Di ibu kota Parahyangan itu, dia bertemu dengan Kurt Schlosser, seorang Jerman yang mempunyai toko kacamata di bilangan Jalan Braga. Pertemuannya dengan Kurt membuka pikirannya akan pentingnya industri kacamata kelak bila Indonesia sudah merdeka.
Sejak itu, Kasoem mengambil keputusan untuk mengembangkan industri kacamata di Tanah Air. Seluruh tenaga dan pikirannya dicurahkan untuk mencapai tujuan itu. Ia memulainya dengan menjajakan kacamata yang di percayakan Schlosser kepadanya.
Tak tanggung-tanggung, ia menjajakannya dari pintu ke pintu. Ikhtiarnya berjalan mulus. Ia kemudian mampu membuka toko sendiri di Jalan Pungkur.
Ketika Perang Pasifik meletus, Schlosser terpaksa meninggalkan tokonya dan kembali ke Jerman. Kasoem pun memikirkan untuk menggantikannya. Berkat dukungan Ki Hajar Dewantara (yang mempunyai pengaruh terhadap pimpinan militer Jepang), akhirnya keinginan Kasoem terwujud.
Toko bekas pengusaha kacamata asal Jerman itu dibuka kembali pada Mei 1943. Jadilah Kasoem “orang pribumi” pertama yang membuka toko di Jalan Braga. Pada masa itu, kawasan ini dikenal sebagai pusat perniagaan di Bandung.
Namun, kerana kembalinya orang Belanda tahun 1945 dan timbulnya kekacauan “Revolusi Fisik”, Kasoem menutup tokonya. Ia hijrah ke Tasikmalaya, dan sempat melanjutkan perdagangannya selama beberapa bulan.
Semangat berdikarinya dalam ekonomi membuat Mohammad Hatta kepincut. Wakil presiden Republik Indonesia yang juga seorang ekonom itu kemudian mengajak Kasoem untuk datang dan menetap di Yogya, tempat pemerintahan sementara.
Tak pelak, dukungan Bung Hatta ini menjamin sukes Kasoem. Selama tiga tahun dia memasok kebutuhan kacamata bagi semua orang terkemuka di Republik yang baru berdiri ini. Bung Karno pun tak luput menjadi pelanggannya. Untuk mengatasi kesulitan pasokan barang, Kasoem membuka bengkel pengasahan kecil di Klaten.
Pada tahun 1949, Revolusi Fisik berakhir dan pemerintahan kembali ke Jakarta. Kasoem pun memutuskan pulang ke Bandung. Namun, beberapa orang Cina telah memanfaatkan kepergiannya untuk menempati bekas toko Schlosser. Sesudah berperkara di pengadilan yang alot dan memakan waktu lama, Kasoem akhirnya berhasil mengusir mereka.
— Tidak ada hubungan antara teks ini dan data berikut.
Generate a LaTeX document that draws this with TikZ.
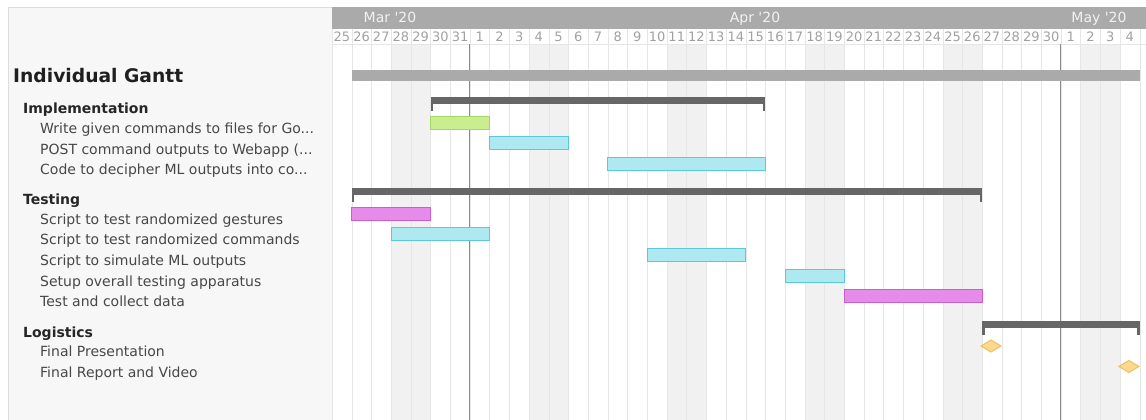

Usaha kacamata Kasoem terus berkembang. Beberapa cabang baru dibukanya. Selain di Yogya dan Tasik, ia membuka cabang baru di Cirebon, dan tidak kurang dari empat cabang di Jakarta. Namun, bahan pokok industri kacamatanya ini masih dipasok dari luar negeri. Karena itu, Kasoem kembali berpikir keras agar bisa membuat kacamata sendiri.
Belajar ke Jerman
Tahun 1960, boleh jadi, merupakan tonggak baru bagi perkembangan usaha Kasoem. Ia pergi ke Jerman untuk pendidikan tambahan. Di sana, ia belajar pada salah satu pabrik kacamata terbesar yang di pimpin oleh Herman Gebbest.